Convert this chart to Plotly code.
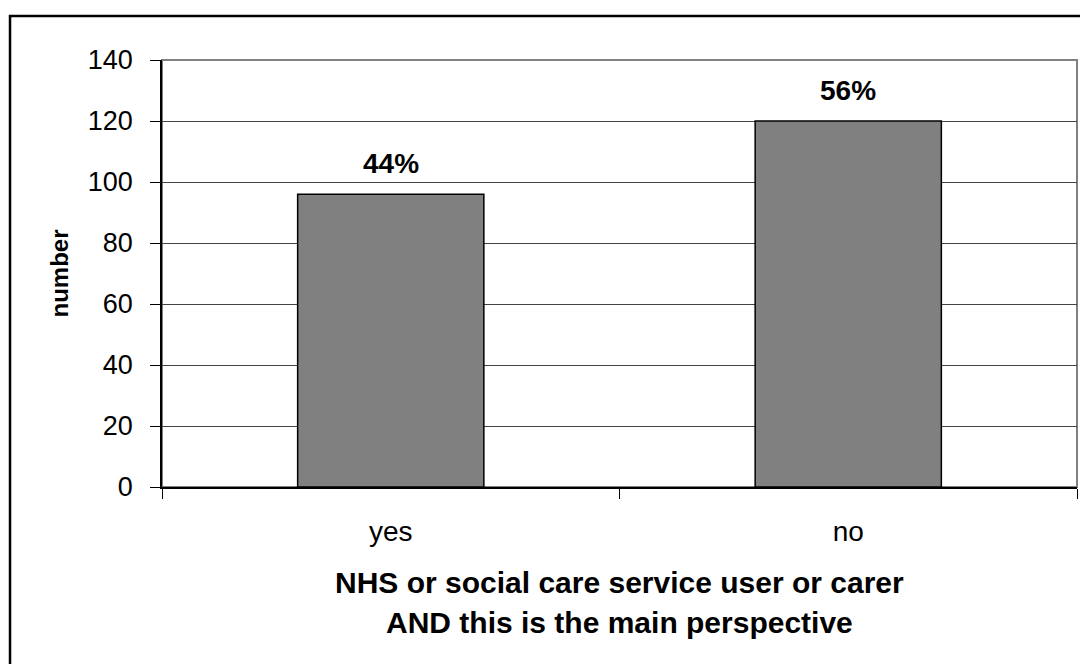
import plotly.graph_objects as go

# Survey responses: NHS or social care service user/carer as main perspective
categories = ["yes", "no"]
counts = [96, 120]
y_ticks = [0, 20, 40, 60, 80, 100, 120, 140]

total = sum(counts)
percent_labels = [f"{round(100 * c / total)}%" for c in counts]

FONT = "Arial, Liberation Sans, sans-serif"

fig = go.Figure()
fig.add_trace(go.Bar(
    x=categories,
    y=counts,
    marker=dict(color="#808080", line=dict(color="#000000", width=1.5)),
    hoverinfo="skip",
))

# Percent share above each bar
for cat, val, lab in zip(categories, counts, percent_labels):
    fig.add_annotation(
        x=cat, y=val, xref="x", yref="y", text=f"<b>{lab}</b>",
        showarrow=False, yanchor="bottom", yshift=13,
        font=dict(family=FONT, size=28, color="#000000"),
    )

# Axis titles
fig.add_annotation(
    x=-0.1115, y=0.5, xref="paper", yref="paper", text="<b>number</b>",
    textangle=-90, showarrow=False, xanchor="center", yanchor="middle",
    font=dict(family=FONT, size=24, color="#000000"),
)
fig.add_annotation(
    x=0.5, y=-0.2225, xref="paper", yref="paper",
    text="<b>NHS or social care service user or carer</b>",
    showarrow=False, xanchor="center", yanchor="middle",
    font=dict(family=FONT, size=30, color="#000000"),
)
fig.add_annotation(
    x=0.5, y=-0.3162, xref="paper", yref="paper",
    text="<b>AND this is the main perspective</b>",
    showarrow=False, xanchor="center", yanchor="middle",
    font=dict(family=FONT, size=30, color="#000000"),
)

# Plot-area border (grey) and outer chart frame (black)
fig.add_shape(type="rect", xref="paper", yref="paper", x0=0, x1=1, y0=0, y1=1,
              line=dict(color="#808080", width=2), layer="below")
fig.add_shape(type="rect", xref="paper", yref="paper",
              x0=-0.1661, x1=1.2, y0=-0.6, y1=1.103,
              line=dict(color="#000000", width=2.5), layer="below")

fig.update_layout(
    width=1080, height=664,
    margin=dict(l=162, r=3, t=60, b=177),
    paper_bgcolor="#ffffff", plot_bgcolor="#ffffff",
    bargap=0.593,
    showlegend=False,
    font=dict(family=FONT, color="#000000"),
)
fig.update_xaxes(
    type="category", showline=True, linecolor="#000000", linewidth=1.5,
    ticks="outside", tickson="boundaries", ticklen=10, tickwidth=1.2,
    tickcolor="#000000", showgrid=False, zeroline=False,
    tickfont=dict(family=FONT, size=28, color="#000000"),
    ticklabelstandoff=19,
)
fig.update_yaxes(
    range=[0, 140], tickvals=y_ticks, showline=True, linecolor="#000000",
    linewidth=1.5, ticks="outside", ticklen=10, tickwidth=1.2,
    tickcolor="#000000", showgrid=True, gridcolor="#444444", gridwidth=1,
    zeroline=False, tickfont=dict(family=FONT, size=27, color="#000000"),
    ticklabelstandoff=12,
)

fig.write_html("out.html")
***
_Exercise description_
Skip the images and write out the rest of the listing exactly.

_Worked solution_
Convert this chart to Plotly code.
import plotly.graph_objects as go

# Survey responses: NHS or social care service user/carer as main perspective
categories = ["yes", "no"]
counts = [96, 120]
y_ticks = [0, 20, 40, 60, 80, 100, 120, 140]

total = sum(counts)
percent_labels = [f"{round(100 * c / total)}%" for c in counts]

FONT = "Arial, Liberation Sans, sans-serif"

fig = go.Figure()
fig.add_trace(go.Bar(
    x=categories,
    y=counts,
    marker=dict(color="#808080", line=dict(color="#000000", width=1.5)),
    hoverinfo="skip",
))

# Percent share above each bar
for cat, val, lab in zip(categories, counts, percent_labels):
    fig.add_annotation(
        x=cat, y=val, xref="x", yref="y", text=f"<b>{lab}</b>",
        showarrow=False, yanchor="bottom", yshift=13,
        font=dict(family=FONT, size=28, color="#000000"),
    )

# Axis titles
fig.add_annotation(
    x=-0.1115, y=0.5, xref="paper", yref="paper", text="<b>number</b>",
    textangle=-90, showarrow=False, xanchor="center", yanchor="middle",
    font=dict(family=FONT, size=24, color="#000000"),
)
fig.add_annotation(
    x=0.5, y=-0.2225, xref="paper", yref="paper",
    text="<b>NHS or social care service user or carer</b>",
    showarrow=False, xanchor="center", yanchor="middle",
    font=dict(family=FONT, size=30, color="#000000"),
)
fig.add_annotation(
    x=0.5, y=-0.3162, xref="paper", yref="paper",
    text="<b>AND this is the main perspective</b>",
    showarrow=False, xanchor="center", yanchor="middle",
    font=dict(family=FONT, size=30, color="#000000"),
)

# Plot-area border (grey) and outer chart frame (black)
fig.add_shape(type="rect", xref="paper", yref="paper", x0=0, x1=1, y0=0, y1=1,
              line=dict(color="#808080", width=2), layer="below")
fig.add_shape(type="rect", xref="paper", yref="paper",
              x0=-0.1661, x1=1.2, y0=-0.6, y1=1.103,
              line=dict(color="#000000", width=2.5), layer="below")

fig.update_layout(
    width=1080, height=664,
    margin=dict(l=162, r=3, t=60, b=177),
    paper_bgcolor="#ffffff", plot_bgcolor="#ffffff",
    bargap=0.593,
    showlegend=False,
    font=dict(family=FONT, color="#000000"),
)
fig.update_xaxes(
    type="category", showline=True, linecolor="#000000", linewidth=1.5,
    ticks="outside", tickson="boundaries", ticklen=10, tickwidth=1.2,
    tickcolor="#000000", showgrid=False, zeroline=False,
    tickfont=dict(family=FONT, size=28, color="#000000"),
    ticklabelstandoff=19,
)
fig.update_yaxes(
    range=[0, 140], tickvals=y_ticks, showline=True, linecolor="#000000",
    linewidth=1.5, ticks="outside", ticklen=10, tickwidth=1.2,
    tickcolor="#000000", showgrid=True, gridcolor="#444444", gridwidth=1,
    zeroline=False, tickfont=dict(family=FONT, size=27, color="#000000"),
    ticklabelstandoff=12,
)

fig.write_html("out.html")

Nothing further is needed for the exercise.